She is looking good to me. Wouldn't hurt to add the BOSS. What kind of hay do you feed?


----------



## LuvMyNDG's (Jul 17, 2011)

*Re: Questions about feeding a 4 month old Nubian Doeling. Pi*

Right now just coastal, but I am getting to get some peanut hay this weekend.


----------



## LuvMyNDG's (Jul 17, 2011)

*Re: Questions about feeding a 4 month old Nubian Doeling. Pi*

correction ***going to get***


----------



## Zarafia (Mar 25, 2012)

*Re: Questions about feeding a 4 month old Nubian Doeling. Pi*

Amanda, she looks great to me . Nice glossy coat, no sharp angles. She looks beautiful.
Pan is still a slender looking guy compared to beefcake buck Sprite (probably has to do with the fact that Pan's a wether). And I always worry that he doesn't eat enough grain. He's always crazy about getting fed, but then he only eats for a couple minutes.
Pan also has a glossy coat and no sharp edges LOL. 
BTW Major Warning!!! The Lucas 16% Goat Feed that I got the last two weeks has had moldy bits in the bags! I suspect this might be why Mindy is on death's doorstep right now. If you are feeding that examine every kernel of it! Where I found mold was in small and miniscule clumps. Otherwise it looks fine.

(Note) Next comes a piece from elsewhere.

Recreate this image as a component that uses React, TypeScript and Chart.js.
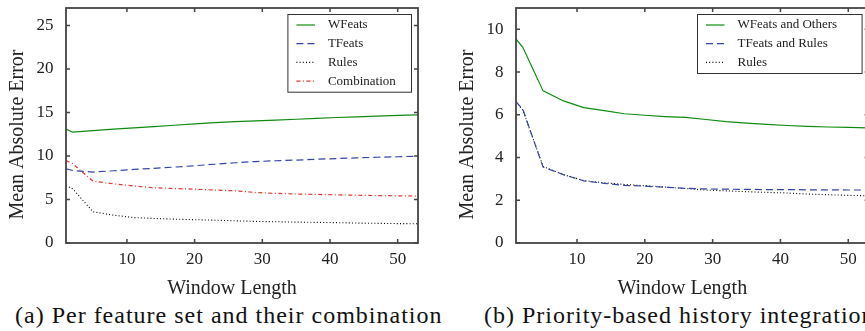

I'm headed back to my feedstore for replacement bags in a few minutes. (They are replacing it for free, but I'm going to cut open the next bag they give me while I'm still at the store!)


----------



## LuvMyNDG's (Jul 17, 2011)

*Re: Questions about feeding a 4 month old Nubian Doeling. Pi*

I saw the thread about Mindy, I really hope she is back to her normal self soon. I am glad to hear Pan and Sprite are doing well. When are you going to post some pics of Pan? I would love to see what he looks like now


----------



## Zarafia (Mar 25, 2012)

*Re: Questions about feeding a 4 month old Nubian Doeling. Pi*

Thanks Amanda, I hope so too. I just gave her some grapevine and she is picking at it.
I'm having trouble posting pics. Pan killed my computer a couple months ago (an incedent involving a rowdy young Pan and a glass of soda). And the new one I'm using is still a mystery to me, plus I had to go for the absolute cheapest computer possible LOL.
Once I can get a mental grip on things I'll e-mail you some recent Pan and Sprite pics .
BTW Summer is doing good too, but she got wormy again, I think. She acts and eats great and is a very happy little goat .


----------



## jaycee (Aug 3, 2011)

*Re: Questions about feeding a 4 month old Nubian Doeling. Pi*

I think she looks very healthy. I dont think you can say what she should weigh it all depends on the animal. I have Nubians as well and even kids from the same sire will vary by ten or more pounds by the time they are 4 months old.


----------



## LuvMyNDG's (Jul 17, 2011)

*Re: Questions about feeding a 4 month old Nubian Doeling. Pi*

Thanks Jaycee, that is good to hear. What had me concerned is my buck is only 3 months older than her, yet he is SO much bigger than her. I hope she grows to be a really big girl, both her parents were huge, in fact, bigger than my bucks parents.


----------



## Zarafia (Mar 25, 2012)

*Re: Questions about feeding a 4 month old Nubian Doeling. Pi*

Is that your buck beside her in the pics? Cause he's awfully pretty too . Love those glossy coats!


----------



## LuvMyNDG's (Jul 17, 2011)

*Re: Questions about feeding a 4 month old Nubian Doeling. Pi*

Yes it is, thank you! He is a very pretty boy and he knows it!


----------



## Zarafia (Mar 25, 2012)

*Re: Questions about feeding a 4 month old Nubian Doeling. Pi*

You're quite welcome . My little Sprite thinks he's a tough little beefcake ('cept he knows he's cute too and he thinks that lets him get away with being a gross little buck LOL) But Pan knows he's a "prettyboy" LOL. He bats those babyblues and he knows mommy can't say no LOL.
You know, if I sit down on the ground Pan immediately comes right over and lays down in my lap :lovey: . You sold me the best little goatie in the world .


----------